### Carry out some vanilla LDA with sklearn

In [9]:
import pandas as pd
import pickle
from sklearn.decomposition import LatentDirichletAllocation
from sklearn.feature_extraction.text import CountVectorizer
from sklearn.model_selection import train_test_split
import matplotlib.pyplot as plt

# https://medium.com/mlreview/topic-modeling-with-scikit-learn-e80d33668730
def display_topics(model, features, no_top_words):
    for topic_idx, topic in enumerate(model.components_):
        print "Topic %d:" % (topic_idx)
        print " ".join([features[i] for i in topic.argsort()[:-no_top_words - 1:-1]])

# Load the news data. Run get_news to refresh
df = pickle.load(open('newsdata.p', 'rb'))

# Make the 'document' as a concatenation of headline and body
df['document'] = df['title']+ ' ' + df['body']

In [10]:
# Make the publishing date into datetime format
def separate_date(timestamp):
    return pd.to_datetime(timestamp, unit = 's').date()

df['date'] = df['published_on'].apply(separate_date)

In [12]:
vectoriser = CountVectorizer(stop_words = 'english', max_features=1000)
doc = vectoriser.fit_transform(df['document'].values)
features = vectoriser.get_feature_names()

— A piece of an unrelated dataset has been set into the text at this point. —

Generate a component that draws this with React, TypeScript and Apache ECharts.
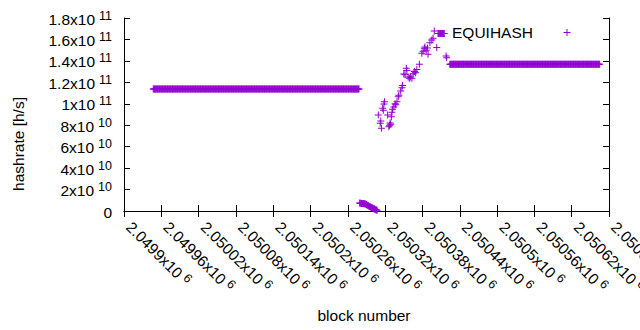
import React, { useEffect, useRef } from "react";
import * as echarts from "echarts";

const COLOR = "#9400d3";
const FONT = "Liberation Sans";
const FS = 15.5;

// x axis (block number) scale
const xMin = 2049900;
const xMax = 2050680;
const xStep = 60;
// y axis (hashrate) scale
const yMin = 0;
const yMax = 1.8e11;
const yStep = 2e10;

const seriesName = "EQUIHASH";

// runs of consecutive blocks that share one constant hashrate
const runStart = [2049947, 2050424];
const runEnd = [2050278, 2050665];
const runValue = [1.138e11, 1.368e11];

// the short collapse just after the first run (one value per block)
const dropStart = 2050279;
const dropValues = [
  7.4e9, 7.3e9, 7.2e9, 7.1e9, 7.0e9, 6.9e9, 6.9e9, 6.8e9, 6.7e9, 6.5e9, 6.3e9,
  6.0e9, 5.6e9, 5.2e9, 4.8e9, 4.5e9, 4.2e9, 3.9e9, 3.6e9, 3.3e9, 3.0e9, 2.7e9,
  2.4e9, 2.1e9, 1.8e9, 1.5e9, 1.2e9, 0.9e9, 0.6e9,
];

// the noisy recovery between the two runs
const riseBlocks = [
  2050309, 2050312, 2050313, 2050314, 2050316, 2050317, 2050318, 2050319,
  2050324, 2050326, 2050327, 2050328, 2050329, 2050330, 2050331, 2050332,
  2050334, 2050336, 2050337, 2050339, 2050341, 2050342, 2050345, 2050347,
  2050348, 2050350, 2050352, 2050354, 2050355, 2050357, 2050359, 2050361,
  2050363, 2050365, 2050367, 2050369, 2050371, 2050375, 2050379, 2050381,
  2050383, 2050384, 2050386, 2050388, 2050389, 2050392, 2050395, 2050397,
  2050399, 2050403, 2050405, 2050406, 2050407, 2050408, 2050409, 2050410,
  2050411, 2050412, 2050413, 2050414, 2050415, 2050418, 2050419,
];
const riseValues = [
  0.895e11, 0.818e11, 0.84e11, 0.771e11, 0.958e11, 0.94e11, 0.998e11, 1.02e11,
  0.895e11, 0.786e11, 0.8e11, 0.82e11, 0.81e11, 0.88e11, 0.92e11, 0.95e11,
  0.97e11, 1.0e11, 0.99e11, 1.02e11, 1.066e11, 1.08e11, 1.12e11, 1.15e11,
  1.17e11, 1.278e11, 1.27e11, 1.332e11, 1.31e11, 1.25e11, 1.237e11, 1.25e11,
  1.237e11, 1.28e11, 1.3e11, 1.29e11, 1.32e11, 1.368e11, 1.471e11, 1.49e11,
  1.517e11, 1.53e11, 1.5e11, 1.52e11, 1.461e11, 1.57e11, 1.595e11, 1.61e11,
  1.679e11, 1.526e11, 1.655e11, 1.655e11, 1.655e11, 1.655e11, 1.655e11, 1.655e11,
  1.655e11, 1.655e11, 1.655e11, 1.655e11, 1.655e11, 1.446e11, 1.43e11,
];

const CROSS = "path://M3,0h1v3h3v1h-3v3h-1v-3h-3v-1h3z";

function sci(v: number): string {
  if (v === 0) return "{a|0}";
  const e = Math.floor(Math.log10(Math.abs(v)) + 1e-9);
  const m = parseFloat((v / Math.pow(10, e)).toFixed(5));
  return `{a|${m}x10}{s|${e}}`;
}

const supStyle = {
  fontFamily: FONT,
  fontSize: 12.5,
  color: "#000",
  lineHeight: 18,
  verticalAlign: "bottom",
  padding: [0, 0, 5, 4],
};

const richY = {
  a: { fontFamily: FONT, fontSize: FS, color: "#000", lineHeight: 18, verticalAlign: "bottom" },
  s: supStyle,
};

const richX = {
  a: {
    fontFamily: FONT,
    fontSize: FS,
    color: "#000",
    lineHeight: 18,
    verticalAlign: "bottom",
    padding: [0, 0, 0, 8],
  },
  s: supStyle,
};

function buildData(): number[][] {
  const pts: number[][] = [];
  for (let r = 0; r < runStart.length; r++) {
    for (let b = runStart[r]; b <= runEnd[r]; b++) pts.push([b, runValue[r]]);
  }
  dropValues.forEach((v, i) => pts.push([dropStart + i, v]));
  riseBlocks.forEach((b, i) => pts.push([b, riseValues[i]]));
  return pts;
}

export default function App() {
  const ref = useRef<HTMLDivElement>(null);
  useEffect(() => {
    if (!ref.current) return;
    const chart = echarts.init(ref.current, undefined, { renderer: "svg" });
    const axisLine = { show: true, lineStyle: { color: "#000", width: 1 } };
    const tick = { show: true, inside: true, length: 6, lineStyle: { color: "#000", width: 1 } };
    chart.setOption({
      animation: false,
      backgroundColor: "#fff",
      grid: {
        left: 124,
        right: 31,
        top: 18,
        bottom: 119,
        containLabel: false,
        outerBoundsMode: "none",
      },
      xAxis: [
        {
          type: "value",
          min: xMin,
          max: xMax,
          interval: xStep,
          position: "bottom",
          axisLine,
          axisTick: tick,
          splitLine: { show: false },
          axisLabel: {
            rotate: -45,
            margin: 7,
            interval: 0,
            showMinLabel: true,
            showMaxLabel: true,
            hideOverlap: false,
            formatter: (v: number) => sci(v),
            rich: richX,
          },
        },
        {
          type: "value",
          min: xMin,
          max: xMax,
          interval: xStep,
          position: "top",
          axisLine,
          axisTick: tick,
          splitLine: { show: false },
          axisLabel: { show: false },
        },
      ],
      yAxis: [
        {
          type: "value",
          min: yMin,
          max: yMax,
          interval: yStep,
          position: "left",
          axisLine,
          axisTick: tick,
          splitLine: { show: false },
          axisLabel: {
            margin: 12,
            formatter: (v: number) => sci(v),
            rich: richY,
          },
        },
        {
          type: "value",
          min: yMin,
          max: yMax,
          interval: yStep,
          position: "right",
          axisLine,
          axisTick: tick,
          splitLine: { show: false },
          axisLabel: { show: false },
        },
      ],
      series: [
        {
          name: seriesName,
          type: "scatter",
          data: buildData(),
          symbol: CROSS,
          symbolSize: 7,
          itemStyle: { color: COLOR, opacity: 1 },
          emphasis: { disabled: true },
          silent: true,
        },
      ],
      graphic: [
        {
          type: "text",
          x: 18,
          y: 144,
          rotation: Math.PI / 2,
          style: {
            text: "hashrate [h/s]",
            font: `${FS}px "${FONT}"`,
            fill: "#000",
            align: "center",
            verticalAlign: "middle",
          },
        },
        {
          type: "text",
          x: 364,
          y: 315,
          style: {
            text: "block number",
            font: `${FS}px "${FONT}"`,
            fill: "#000",
            align: "center",
            verticalAlign: "middle",
          },
        },
        {
          type: "text",
          x: 533,
          y: 32,
          style: {
            text: seriesName,
            font: `${FS}px "${FONT}"`,
            fill: "#000",
            align: "right",
            verticalAlign: "middle",
          },
        },
        {
          type: "line",
          shape: { x1: 563.5, y1: 32.5, x2: 570.5, y2: 32.5 },
          style: { stroke: COLOR, lineWidth: 1 },
        },
        {
          type: "line",
          shape: { x1: 567, y1: 29, x2: 567, y2: 36 },
          style: { stroke: COLOR, lineWidth: 1 },
        },
      ],
    });
    return () => chart.dispose();
  }, []);
  return (
    <div
      ref={ref}
      style={{ position: "fixed", left: 0, top: 0, width: 640, height: 330, background: "#fff" }}
    />
  );
}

The number of topics, alpha and beta can all be varied in an attempt to make the topics more interpretable. 

In [13]:
# Assign the parameters for LDA
topics = 27   
# Symmetrical Dirichlet prior for documents to topics. The higher it is, the more topics per document.
alpha = 0.01
# Symmetrical Dirichlet prior for topics to words. The higher it is, the greater the mixture of words per topic.
beta = 0.2
# Fit LDA to the news data 
LDA = LatentDirichletAllocation(n_components = topics, doc_topic_prior = alpha, topic_word_prior = beta)
news_lda = LDA.fit(doc)



In [5]:
no_top_words = 10
display_topics(news_lda, features, no_top_words)

Topic 0:
2018 government week futures coins leading biggest neo volume used
Topic 1:
blockchain technology based industry china smart world new global tech
Topic 2:
ethereum eth founder support capital trustnodes post appeared venture funding
Topic 3:
token decentralized platform tokens ecosystem projects based game io company
Topic 4:
ico platform project sale launches public appeared post pre announces
Topic 5:
price analysis usd technical ripple key newsbtc trend litecoin xrp
Topic 6:
8217 com post appeared bitcoinist morethe ceo media 8216 8211
Topic 7:
coin ico initial sec need day weeks offerings backed facebook
Topic 8:
ccn release press research service responsible product company post appeared
Topic 9:
network bitcoin news analysis post appeared charts amp guides development
Topic 10:
crypto digital cryptocurrencies currency investors says currencies markets post appeared
Topic 11:
users app internet solution hard fork going monero mobile new
Topic 12:
bitcoin cash post appear

For many values of the above parameters there are certainly identifiable topics - this method works, just maybe not exactly for the use case considered.